Since the launch of this project, we have been fortunate to be featured on the KQED Mind/Shift blog along with a couple of local media outlets.  I know that this wouldn’t have been possible without the Pepperdine community that has brought Tracy and me together.  I look forward to working with everyone on the iRemix team to gain more knowledge.

For more information, please contact Kip Glazer at

Class Blog

One of the toughest things about being a technical person is learning the limitation of it. More importantly, reconciling with my own limitations about the technology. Unfortunately, I just experienced it in a big way. I was converting my website and began reorganizing my website. In the course of it, I accidentally deleted my class blog in its entirety with one simple click.

In some sense, I suppose it’s not a big deal because I hardly noticed that anyone was reading it. However, it is devastating to realize I lost so much. I lost pictures that I posted. I lost words that I wrote. I can imagine how Mat Honan felt when he wrote, “How Apple and Amazon Security Flaws Lead to My Epic Hacking,” except that I have no one but myself to blame.

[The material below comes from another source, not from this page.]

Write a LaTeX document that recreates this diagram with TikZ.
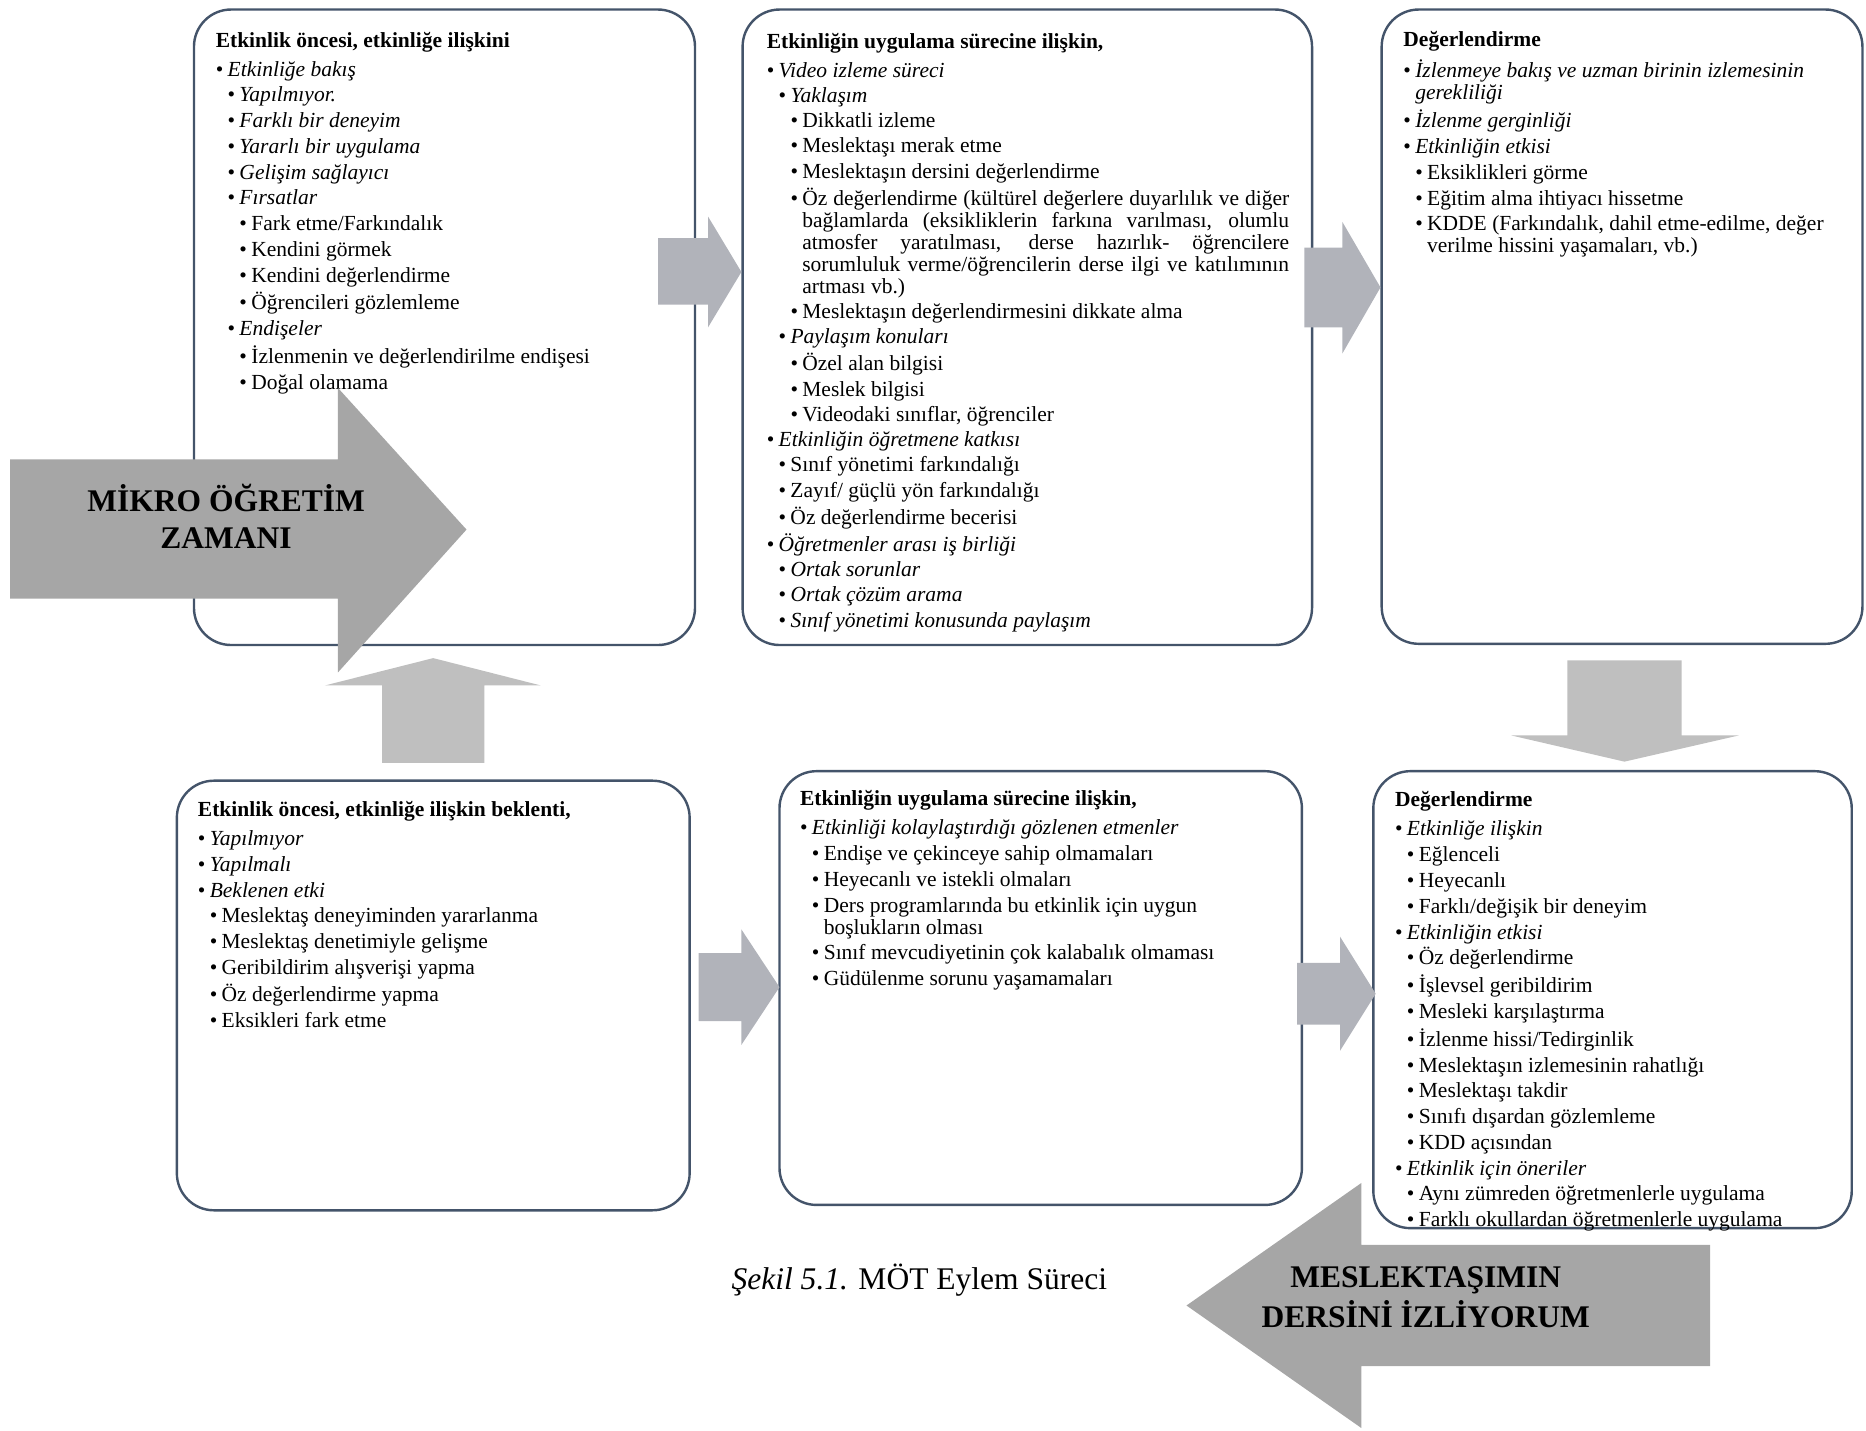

I hope it never happens to me again.

Maintaining a Blog

I recently attended the 2013 Digital Media and Learning Conference. During an evening poster session, I was asked by a couple of people whether I blog about my research. I was both a bit shocked and ashamed by their questions.

As a teacher, I preach to my students about managing their online presence and electronic portfolio. However, I have never considered myself to be a “professional” who could have a following online. I also never thought that my project was worthy enough for people to be interested in reading about. Mostly, I am hesitant about my writing becoming available to the millions of people, exposing me to their criticism.

But I have decided to make the change. I am going to write about what I am passionate about from now on. No more excuses. If I want people to take me seriously, I need to take risks, which is the lesson I teach to my students everyday.